Os resultados mais visíveis da globalização da produção são os novos ramos industriais, como as tecnologias da informação, a microeletrônica, a robótica, a engenharia genética, a nanotecnologia e a biotecnologia, a internet, entre outros, cuja configuração possibilitou ao capitalismo reestruturar o sistema produtivo e iniciar uma terceira revolução industrial. Esses novos ramos produtivos, a exemplo do que ocorreu no passado, estão substituindo os velhos setores típicos da segunda revolução industrial, como o metal-mecânico, plástico e químico e se transformando nos pólos dinâmicos da nova produção capitalista. A indústria dos tempos atuais já começa a desenhar um perfil inteiramente diferente do passado recente e seu desenvolvimento no futuro não muito distante terá grande impacto na vida social, em todos os seus domínios. A classe operária da terceira revolução industrial terá um perfil inteiramente novo: será uma classe polivalente, mais qualificada e mais instruída, devendo a ela se incorporar a nova categoria dos cientistas assalariados dos novos ramos industriais (os ferramenteiros dos chips, os engenheiros da genética e da biotecnologia, os web designs da internet, os físicos da nanotecnologia), fatos que terão profundas repercussões na luta de classe em nível mundial.
Com a globalização financeira, a órbita das finanças passou a hegemonizar toda a dinâmica do sistema capitalista. Para se ter uma idéia da magnitude do mercado financeiro mundial, basta dizer que hoje circula diariamente nas várias praças mundiais cerca de US$ 1,8 trilhão de dólares (Roberts, 2000) e a massa de capitais em operação nos mercados financeiros já alcança US$ 118 trilhões (Mckinsey, 2005), montante correspondente a mais de duas vezes o PIB mundial. Essa massa de recursos basicamente especulativos tem a possibilidade de se movimentar pelo mundo ao longo das 24 horas do dia. O capital especulativo conseguiu romper a barreira do espaço e do tempo ao se auto-acrescentar continuamente, fenômeno que lhe proporcionou relativa autodeterminação nunca vista na história do capitalismo e transformou as atividades desta área na principal arena de negócios do sistema capitalista.
Essa imensa massa de recursos, totalmente desregulamentada, tem a capacidade de mudar decisões dos Bancos Centrais, alterar as políticas econômicas governamentais, as políticas sociais e o mercado de trabalho (Chesnais, 1996). O mais grave é que a dinâmica especulativa, desligada de uma base material, cresce de maneira exponencial, aumentando a criatividade e a agressividade dos mercados financeiros, sendo que a própria dinâmica financeira realimenta o frenesi especulativo.
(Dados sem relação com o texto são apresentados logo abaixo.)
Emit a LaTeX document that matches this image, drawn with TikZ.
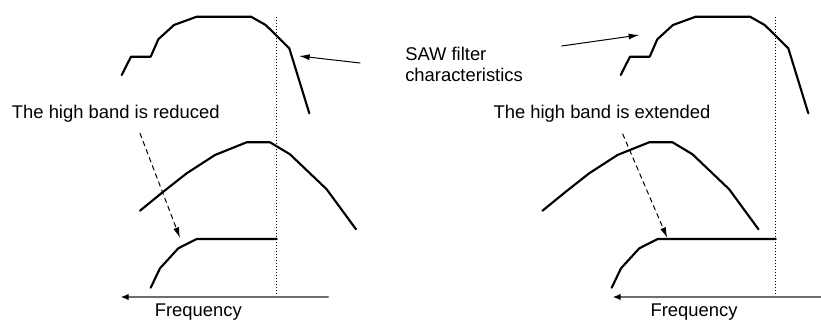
\documentclass[tikz,border=0pt]{standalone}
\usepackage{fontspec}
\setsansfont{Liberation Sans}
\usetikzlibrary{arrows.meta}
\definecolor{axisgray}{HTML}{6E6E6E}
\newcommand{\sawshape}[1]{%
  \draw[curve,shift={(#1,0)}] (121.7,75) -- (131,56.7) -- (150.7,56.7) -- (158.3,39.3)
    -- (174,25) -- (196.7,16.7) -- (251,16.7) -- (265.7,25) -- (289.3,48.3) -- (309.3,113.3);
}
\newcommand{\bandshape}[1]{%
  \draw[curve,shift={(#1,0)}] (140,210.7) -- (163.3,191.7) -- (186.7,173.3) -- (215,155)
    -- (246.7,142.3) -- (270,142.3) -- (290,154.3) -- (326.7,189.3) -- (356,229.3);
}

\begin{document}
\begin{tikzpicture}[x=0.75pt,y=-0.75pt,line cap=round,line join=round,
    font=\sffamily\fontsize{13.8}{15.75}\selectfont,
    curve/.style={line width=1.6pt},
    guide/.style={line width=0.7pt,line cap=butt,dash pattern=on 0.75pt off 1.5pt},
    freqaxis/.style={axisgray,line width=1.1pt,-{Latex[length=6pt,width=5pt,color=black]}},
    pointer/.style={line width=0.75pt,-{Latex[length=8pt,width=4.5pt]}},
    hint/.style={line width=0.75pt,dash pattern=on 3.5pt off 3pt,-{Latex[length=8pt,width=4.5pt]}},
    note/.style={inner sep=0pt}]
  \path[use as bounding box] (0,0) rectangle (821,320);

  % two panels: filter curve, response, result, cut-off line and axis
  \foreach \t/\m/\b/\g/\ax/\ay/\fx [count=\k] in
      {0/0/0/276.7/328.3/120.7/198.3, 499/402.5/461/775.7/821/612.7/694}{
    \sawshape{\t}
    \bandshape{\m}
    \draw[curve] (150.7+\b,287.7) -- (160+\b,268.3) -- (178.3+\b,248.3) -- (196.7+\b,239) -- (\g,239);
    \draw[guide] (\g,17) -- (\g,297);
    \draw[freqaxis] (\ax,297) -- (\ay,297);
    \node[note,anchor=base] (freq\k) at (\fx,316) {Frequency};
  }

  \node[note,anchor=north west,align=left] (saw) at (405,47) {SAW filter\\characteristics};
  \node[note,anchor=base west] (reduced) at (11.7,119) {The high band is reduced};
  \node[note,anchor=base west] (extended) at (493.3,119) {The high band is extended};

  \coordinate (sawtailL) at (360,63);
  \coordinate (sawtipL) at (299,56);
  \coordinate (sawtailR) at (561.7,46);
  \coordinate (sawtipR) at (639.3,35);
  \draw[pointer] (sawtailL) -- (sawtipL);
  \draw[pointer] (sawtailR) -- (sawtipR);

  \coordinate (cutL) at (140,133.3);
  \coordinate (cutLend) at (180,238);
  \coordinate (cutR) at (622.7,134);
  \coordinate (cutRend) at (667.3,238);
  \draw[hint] (cutL) -- (cutLend);
  \draw[hint] (cutR) -- (cutRend);
\end{tikzpicture}
\end{document}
No entanto, a globalização atual é um fenômeno que nasce sem a possibilidade de se viabilizar plenamente, ao contrário da primeira e da segunda revolução industrial, em função das limitações estruturais do modo de produção capitalista nesta etapa da história. A terceira revolução industrial possibilitou ao sistema inovações tecnológicas radicais que proporcionaram às forças produtivas um enorme desenvolvimento. No entanto, o capital não possui atualmente condições para desenvolver plenamente todo o seu potencial produtivo, em função da insuficiência global de demanda. Ou melhor, quanto mais o capitalismo tem possibilidades potenciais de desenvolver suas forças produtivas, em conseqüência da inserção de ciência na produção, mais sua ação está limitada por suas próprias contradições.
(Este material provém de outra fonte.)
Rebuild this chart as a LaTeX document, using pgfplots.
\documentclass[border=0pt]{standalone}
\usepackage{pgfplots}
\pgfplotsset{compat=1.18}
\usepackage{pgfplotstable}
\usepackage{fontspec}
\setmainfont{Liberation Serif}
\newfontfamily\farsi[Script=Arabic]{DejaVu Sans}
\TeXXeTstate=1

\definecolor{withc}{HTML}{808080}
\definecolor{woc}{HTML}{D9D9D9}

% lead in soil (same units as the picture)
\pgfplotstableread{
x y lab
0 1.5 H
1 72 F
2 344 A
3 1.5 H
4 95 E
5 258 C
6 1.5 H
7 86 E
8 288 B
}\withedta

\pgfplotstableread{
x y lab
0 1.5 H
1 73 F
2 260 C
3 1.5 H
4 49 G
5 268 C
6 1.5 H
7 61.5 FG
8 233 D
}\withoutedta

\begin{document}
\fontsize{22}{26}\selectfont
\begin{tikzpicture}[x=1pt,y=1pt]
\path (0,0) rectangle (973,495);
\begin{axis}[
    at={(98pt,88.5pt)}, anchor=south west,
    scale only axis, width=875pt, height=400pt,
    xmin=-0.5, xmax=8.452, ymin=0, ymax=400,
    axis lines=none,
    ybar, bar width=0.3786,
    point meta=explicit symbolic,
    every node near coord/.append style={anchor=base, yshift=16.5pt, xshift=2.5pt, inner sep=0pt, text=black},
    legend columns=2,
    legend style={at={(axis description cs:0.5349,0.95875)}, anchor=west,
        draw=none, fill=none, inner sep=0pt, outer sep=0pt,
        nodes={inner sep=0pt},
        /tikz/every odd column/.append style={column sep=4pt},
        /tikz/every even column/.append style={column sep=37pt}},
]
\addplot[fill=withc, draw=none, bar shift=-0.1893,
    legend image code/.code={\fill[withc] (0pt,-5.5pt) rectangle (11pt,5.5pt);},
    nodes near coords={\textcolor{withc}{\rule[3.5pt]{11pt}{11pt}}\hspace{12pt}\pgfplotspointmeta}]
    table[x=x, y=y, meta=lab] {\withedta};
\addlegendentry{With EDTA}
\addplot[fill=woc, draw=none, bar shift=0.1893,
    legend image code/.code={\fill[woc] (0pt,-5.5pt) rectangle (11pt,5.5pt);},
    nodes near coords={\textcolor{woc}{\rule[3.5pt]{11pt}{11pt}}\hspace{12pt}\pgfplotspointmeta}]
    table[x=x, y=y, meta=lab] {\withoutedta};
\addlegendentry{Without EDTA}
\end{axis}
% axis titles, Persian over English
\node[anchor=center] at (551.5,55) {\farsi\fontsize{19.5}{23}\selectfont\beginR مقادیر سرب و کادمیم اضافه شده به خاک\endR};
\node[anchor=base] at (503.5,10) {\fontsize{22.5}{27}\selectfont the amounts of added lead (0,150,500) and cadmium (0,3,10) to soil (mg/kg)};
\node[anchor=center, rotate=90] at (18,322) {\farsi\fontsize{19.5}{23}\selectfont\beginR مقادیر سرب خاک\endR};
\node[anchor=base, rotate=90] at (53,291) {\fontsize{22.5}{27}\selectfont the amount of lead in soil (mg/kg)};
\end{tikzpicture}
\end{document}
A inserção de tecnologia sofisticada na produção e a nova gestão empresarial possibilitaram a reestruturação da produção e do gerenciamento fabril, pouparam trabalho vivo nos centros dinâmicos da produção mundial, aumentaram a taxa de lucro e reduziram o poder do movimento sindical oriundo da segunda revolução industrial, mas em contrapartida encilharam o sistema num emaranhado de contradições, que se expressam mais claramente no fato de que cada unidade de trabalho vivo poupada representa uma nova dificuldade para a realização das mercadorias, colocando em conflito estratégico a questão produção-demanda.
Retoma-se assim, (só que agora em bases ampliadas), a contradição original do sistema, que se expressa entre o caráter social da produção e a apropriação privada de seus resultados.
Com a terceira revolução industrial, parece que o sistema se aproxima de um limite da reprodução enquanto potencialidade material, uma vez que se o capitalismo chegasse a produzir de acordo com suas potencialidades haveria uma crise de superprodução. Mesmo levando em conta a produção destrutiva (material bélico e semelhantes) ou os gastos governamentais em mercadorias inúteis socialmente, a globalização emerge num momento em que a crise está instalada tanto no setor produtivo, quanto agrícola ou de serviços, posto que a alavancagem desses setores não encontraria demanda solvável para suas mercadorias.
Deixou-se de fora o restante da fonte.